Leave out the pictures, then reproduce the rest of the material exactly.

◆ ◆ ◆ ◆

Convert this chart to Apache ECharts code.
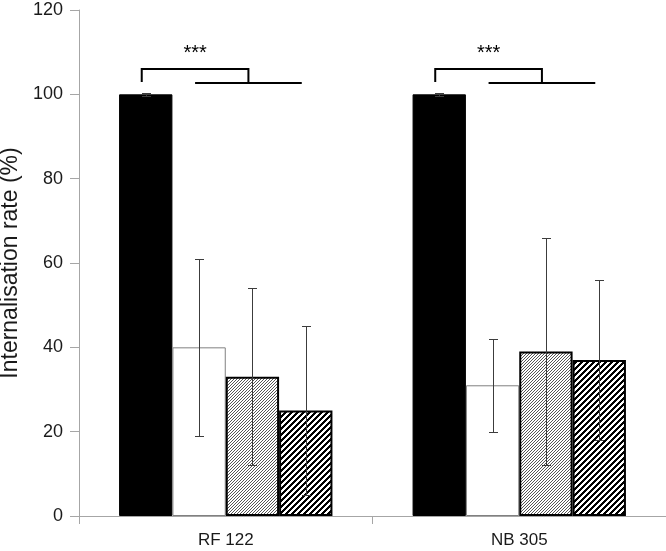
<!DOCTYPE html>
<html>
<head>
<meta charset="utf-8">
<title>Internalisation rate</title>
<script src="https://cdn.jsdelivr.net/npm/echarts@6/dist/echarts.min.js"></script>
<style>
  html, body { margin: 0; padding: 0; background: #fff; }
  #chart { width: 666px; height: 551px; }
</style>
</head>
<body>
<div id="chart"></div>
<script>
  // data
  var categories = ['RF 122', 'NB 305'];
  var yTicks = [0, 20, 40, 60, 80, 100, 120];

  var controlMean = [100, 100];
  var controlLow = [99.7, 99.7];
  var controlHigh = [100.3, 100.3];

  var openMean = [40, 31];
  var openLow = [19, 20];
  var openHigh = [61, 42];

  var greyMean = [33, 39];
  var greyLow = [12, 12];
  var greyHigh = [54, 66];

  var stripeMean = [25, 37];
  var stripeLow = [5, 18];
  var stripeHigh = [45, 56];

  // significance brackets
  var sigText = ['***', '***'];
  var bracketTop = [106, 106];
  var bracketBase = [102.7, 102.7];
  var sigTextY = [109.8, 109.8];

  var FONT = "'Liberation Sans Narrow', 'Arial Narrow', 'Liberation Sans', Arial, sans-serif";
  var GAP = 0.273;   // barCategoryGap
  var NBARS = 4;

  /* diagonal hatch as a canvas tile */
  function makeHatch(period, darkPx, color) {
    var c = document.createElement('canvas');
    c.width = period;
    c.height = period;
    var ctx = c.getContext('2d');
    ctx.fillStyle = '#fff';
    ctx.fillRect(0, 0, period, period);
    ctx.fillStyle = color;
    for (var x = 0; x < period; x++) {
      for (var y = 0; y < period; y++) {
        if ((x + y) % period < darkPx) ctx.fillRect(x, y, 1, 1);
      }
    }
    return c;
  }

  var greyHatch = makeHatch(3, 1, '#555');
  var blackHatch = makeHatch(6, 3, '#000');

  // error bar items: [category, low, high, barIndex]
  var errData = [];
  [[controlLow, controlHigh], [openLow, openHigh], [greyLow, greyHigh], [stripeLow, stripeHigh]].forEach(function (pair, j) {
    categories.forEach(function (c, i) {
      errData.push([i, pair[0][i], pair[1][i], j]);
    });
  });

  var bracketData = categories.map(function (c, i) {
    return [i, bracketTop[i], bracketBase[i], sigTextY[i]];
  });

  function barCenter(cx, band, j) {
    var bw = band * (1 - GAP) / NBARS;
    return cx + (j - (NBARS - 1) / 2) * bw;
  }

  function crisp(v) {
    return Math.round(v) + 0.5;
  }

  function renderErr(params, api) {
    var ci = api.value(0);
    var lo = api.coord([ci, api.value(1)]);
    var hi = api.coord([ci, api.value(2)]);
    var band = api.size([1, 0])[0];
    var x = crisp(barCenter(lo[0], band, api.value(3)));
    var yl = crisp(lo[1]), yh = crisp(hi[1]);
    var st = { stroke: '#3c3c3c', lineWidth: 1 };
    var cap = 4.5;
    return {
      type: 'group',
      children: [
        { type: 'line', shape: { x1: x, y1: yh, x2: x, y2: yl }, style: st },
        { type: 'line', shape: { x1: x - cap, y1: yh, x2: x + cap, y2: yh }, style: st },
        { type: 'line', shape: { x1: x - cap, y1: yl, x2: x + cap, y2: yl }, style: st }
      ]
    };
  }

  function renderBracket(params, api) {
    var ci = api.value(0);
    var top = api.coord([ci, api.value(1)]);
    var base = api.coord([ci, api.value(2)]);
    var txt = api.coord([ci, api.value(3)]);
    var band = api.size([1, 0])[0];
    var shift = -4;
    var xl = barCenter(top[0], band, 0) + shift;
    var x1 = barCenter(top[0], band, 1) + shift;
    var x3 = barCenter(top[0], band, 3) + shift;
    var xr = (x1 + x3) / 2;
    var st = { stroke: '#000', lineWidth: 2, fill: null };
    return {
      type: 'group',
      children: [
        { type: 'polyline', shape: { points: [[xl, base[1] - 1], [xl, top[1]], [xr, top[1]], [xr, base[1]]] }, style: st },
        { type: 'line', shape: { x1: x1, y1: base[1], x2: x3, y2: base[1] }, style: st },
        {
          type: 'text',
          style: {
            text: sigText[params.dataIndex],
            x: (xl + xr) / 2,
            y: txt[1],
            align: 'center',
            verticalAlign: 'middle',
            fontSize: 20,
            fontFamily: 'Liberation Sans, Arial, sans-serif',
            fill: '#000'
          }
        }
      ]
    };
  }

  var chart = echarts.init(document.getElementById('chart'));
  chart.setOption({
    animation: false,
    backgroundColor: '#fff',
    grid: {
      left: 79,
      right: 0,
      top: 10,
      bottom: 35,
      containLabel: false,
      outerBoundsMode: 'none'
    },
    xAxis: {
      type: 'category',
      data: categories,
      axisLine: { lineStyle: { color: '#a6a6a6', width: 1 } },
      axisTick: { show: true, length: 8, lineStyle: { color: '#a6a6a6' } },
      axisLabel: { fontFamily: FONT, fontSize: 17, color: '#1a1a1a', margin: 16 }
    },
    yAxis: {
      type: 'value',
      min: yTicks[0],
      max: yTicks[yTicks.length - 1],
      interval: yTicks[1] - yTicks[0],
      name: 'Internalisation rate (%)',
      nameLocation: 'middle',
      nameGap: 56,
      nameTextStyle: { fontFamily: FONT, fontSize: 23, color: '#1a1a1a' },
      axisLine: { show: true, lineStyle: { color: '#a6a6a6', width: 1 } },
      axisTick: { show: true, length: 9, lineStyle: { color: '#a6a6a6' } },
      splitLine: { show: false },
      axisLabel: { fontFamily: FONT, fontSize: 18, color: '#1a1a1a', margin: 16 }
    },
    series: [
      {
        name: 'control',
        type: 'bar',
        data: controlMean,
        barGap: '0%',
        barCategoryGap: (GAP * 100) + '%',
        itemStyle: { color: '#000', borderColor: '#000', borderWidth: 1 }
      },
      {
        name: 'open',
        type: 'bar',
        data: openMean,
        itemStyle: { color: '#fff', borderColor: '#808080', borderWidth: 1 }
      },
      {
        name: 'grey',
        type: 'bar',
        data: greyMean,
        itemStyle: { color: { image: greyHatch, repeat: 'repeat' }, borderColor: '#000', borderWidth: 2 }
      },
      {
        name: 'stripe',
        type: 'bar',
        data: stripeMean,
        itemStyle: { color: { image: blackHatch, repeat: 'repeat' }, borderColor: '#000', borderWidth: 2 }
      },
      {
        name: 'error',
        type: 'custom',
        renderItem: renderErr,
        data: errData,
        encode: { x: 0, y: [1, 2] },
        z: 10,
        silent: true
      },
      {
        name: 'significance',
        type: 'custom',
        renderItem: renderBracket,
        data: bracketData,
        encode: { x: 0, y: [1, 2, 3] },
        clip: false,
        z: 10,
        silent: true
      }
    ]
  });
</script>
</body>
</html>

◆ ◆ ◆ ◆

> [Response]
Convert this chart to Apache ECharts code.
<!DOCTYPE html>
<html>
<head>
<meta charset="utf-8">
<title>Internalisation rate</title>
<script src="https://cdn.jsdelivr.net/npm/echarts@6/dist/echarts.min.js"></script>
<style>
  html, body { margin: 0; padding: 0; background: #fff; }
  #chart { width: 666px; height: 551px; }
</style>
</head>
<body>
<div id="chart"></div>
<script>
  // data
  var categories = ['RF 122', 'NB 305'];
  var yTicks = [0, 20, 40, 60, 80, 100, 120];

  var controlMean = [100, 100];
  var controlLow = [99.7, 99.7];
  var controlHigh = [100.3, 100.3];

  var openMean = [40, 31];
  var openLow = [19, 20];
  var openHigh = [61, 42];

  var greyMean = [33, 39];
  var greyLow = [12, 12];
  var greyHigh = [54, 66];

  var stripeMean = [25, 37];
  var stripeLow = [5, 18];
  var stripeHigh = [45, 56];

  // significance brackets
  var sigText = ['***', '***'];
  var bracketTop = [106, 106];
  var bracketBase = [102.7, 102.7];
  var sigTextY = [109.8, 109.8];

  var FONT = "'Liberation Sans Narrow', 'Arial Narrow', 'Liberation Sans', Arial, sans-serif";
  var GAP = 0.273;   // barCategoryGap
  var NBARS = 4;

  /* diagonal hatch as a canvas tile */
  function makeHatch(period, darkPx, color) {
    var c = document.createElement('canvas');
    c.width = period;
    c.height = period;
    var ctx = c.getContext('2d');
    ctx.fillStyle = '#fff';
    ctx.fillRect(0, 0, period, period);
    ctx.fillStyle = color;
    for (var x = 0; x < period; x++) {
      for (var y = 0; y < period; y++) {
        if ((x + y) % period < darkPx) ctx.fillRect(x, y, 1, 1);
      }
    }
    return c;
  }

  var greyHatch = makeHatch(3, 1, '#555');
  var blackHatch = makeHatch(6, 3, '#000');

  // error bar items: [category, low, high, barIndex]
  var errData = [];
  [[controlLow, controlHigh], [openLow, openHigh], [greyLow, greyHigh], [stripeLow, stripeHigh]].forEach(function (pair, j) {
    categories.forEach(function (c, i) {
      errData.push([i, pair[0][i], pair[1][i], j]);
    });
  });

  var bracketData = categories.map(function (c, i) {
    return [i, bracketTop[i], bracketBase[i], sigTextY[i]];
  });

  function barCenter(cx, band, j) {
    var bw = band * (1 - GAP) / NBARS;
    return cx + (j - (NBARS - 1) / 2) * bw;
  }

  function crisp(v) {
    return Math.round(v) + 0.5;
  }

  function renderErr(params, api) {
    var ci = api.value(0);
    var lo = api.coord([ci, api.value(1)]);
    var hi = api.coord([ci, api.value(2)]);
    var band = api.size([1, 0])[0];
    var x = crisp(barCenter(lo[0], band, api.value(3)));
    var yl = crisp(lo[1]), yh = crisp(hi[1]);
    var st = { stroke: '#3c3c3c', lineWidth: 1 };
    var cap = 4.5;
    return {
      type: 'group',
      children: [
        { type: 'line', shape: { x1: x, y1: yh, x2: x, y2: yl }, style: st },
        { type: 'line', shape: { x1: x - cap, y1: yh, x2: x + cap, y2: yh }, style: st },
        { type: 'line', shape: { x1: x - cap, y1: yl, x2: x + cap, y2: yl }, style: st }
      ]
    };
  }

  function renderBracket(params, api) {
    var ci = api.value(0);
    var top = api.coord([ci, api.value(1)]);
    var base = api.coord([ci, api.value(2)]);
    var txt = api.coord([ci, api.value(3)]);
    var band = api.size([1, 0])[0];
    var shift = -4;
    var xl = barCenter(top[0], band, 0) + shift;
    var x1 = barCenter(top[0], band, 1) + shift;
    var x3 = barCenter(top[0], band, 3) + shift;
    var xr = (x1 + x3) / 2;
    var st = { stroke: '#000', lineWidth: 2, fill: null };
    return {
      type: 'group',
      children: [
        { type: 'polyline', shape: { points: [[xl, base[1] - 1], [xl, top[1]], [xr, top[1]], [xr, base[1]]] }, style: st },
        { type: 'line', shape: { x1: x1, y1: base[1], x2: x3, y2: base[1] }, style: st },
        {
          type: 'text',
          style: {
            text: sigText[params.dataIndex],
            x: (xl + xr) / 2,
            y: txt[1],
            align: 'center',
            verticalAlign: 'middle',
            fontSize: 20,
            fontFamily: 'Liberation Sans, Arial, sans-serif',
            fill: '#000'
          }
        }
      ]
    };
  }

  var chart = echarts.init(document.getElementById('chart'));
  chart.setOption({
    animation: false,
    backgroundColor: '#fff',
    grid: {
      left: 79,
      right: 0,
      top: 10,
      bottom: 35,
      containLabel: false,
      outerBoundsMode: 'none'
    },
    xAxis: {
      type: 'category',
      data: categories,
      axisLine: { lineStyle: { color: '#a6a6a6', width: 1 } },
      axisTick: { show: true, length: 8, lineStyle: { color: '#a6a6a6' } },
      axisLabel: { fontFamily: FONT, fontSize: 17, color: '#1a1a1a', margin: 16 }
    },
    yAxis: {
      type: 'value',
      min: yTicks[0],
      max: yTicks[yTicks.length - 1],
      interval: yTicks[1] - yTicks[0],
      name: 'Internalisation rate (%)',
      nameLocation: 'middle',
      nameGap: 56,
      nameTextStyle: { fontFamily: FONT, fontSize: 23, color: '#1a1a1a' },
      axisLine: { show: true, lineStyle: { color: '#a6a6a6', width: 1 } },
      axisTick: { show: true, length: 9, lineStyle: { color: '#a6a6a6' } },
      splitLine: { show: false },
      axisLabel: { fontFamily: FONT, fontSize: 18, color: '#1a1a1a', margin: 16 }
    },
    series: [
      {
        name: 'control',
        type: 'bar',
        data: controlMean,
        barGap: '0%',
        barCategoryGap: (GAP * 100) + '%',
        itemStyle: { color: '#000', borderColor: '#000', borderWidth: 1 }
      },
      {
        name: 'open',
        type: 'bar',
        data: openMean,
        itemStyle: { color: '#fff', borderColor: '#808080', borderWidth: 1 }
      },
      {
        name: 'grey',
        type: 'bar',
        data: greyMean,
        itemStyle: { color: { image: greyHatch, repeat: 'repeat' }, borderColor: '#000', borderWidth: 2 }
      },
      {
        name: 'stripe',
        type: 'bar',
        data: stripeMean,
        itemStyle: { color: { image: blackHatch, repeat: 'repeat' }, borderColor: '#000', borderWidth: 2 }
      },
      {
        name: 'error',
        type: 'custom',
        renderItem: renderErr,
        data: errData,
        encode: { x: 0, y: [1, 2] },
        z: 10,
        silent: true
      },
      {
        name: 'significance',
        type: 'custom',
        renderItem: renderBracket,
        data: bracketData,
        encode: { x: 0, y: [1, 2, 3] },
        clip: false,
        z: 10,
        silent: true
      }
    ]
  });
</script>
</body>
</html>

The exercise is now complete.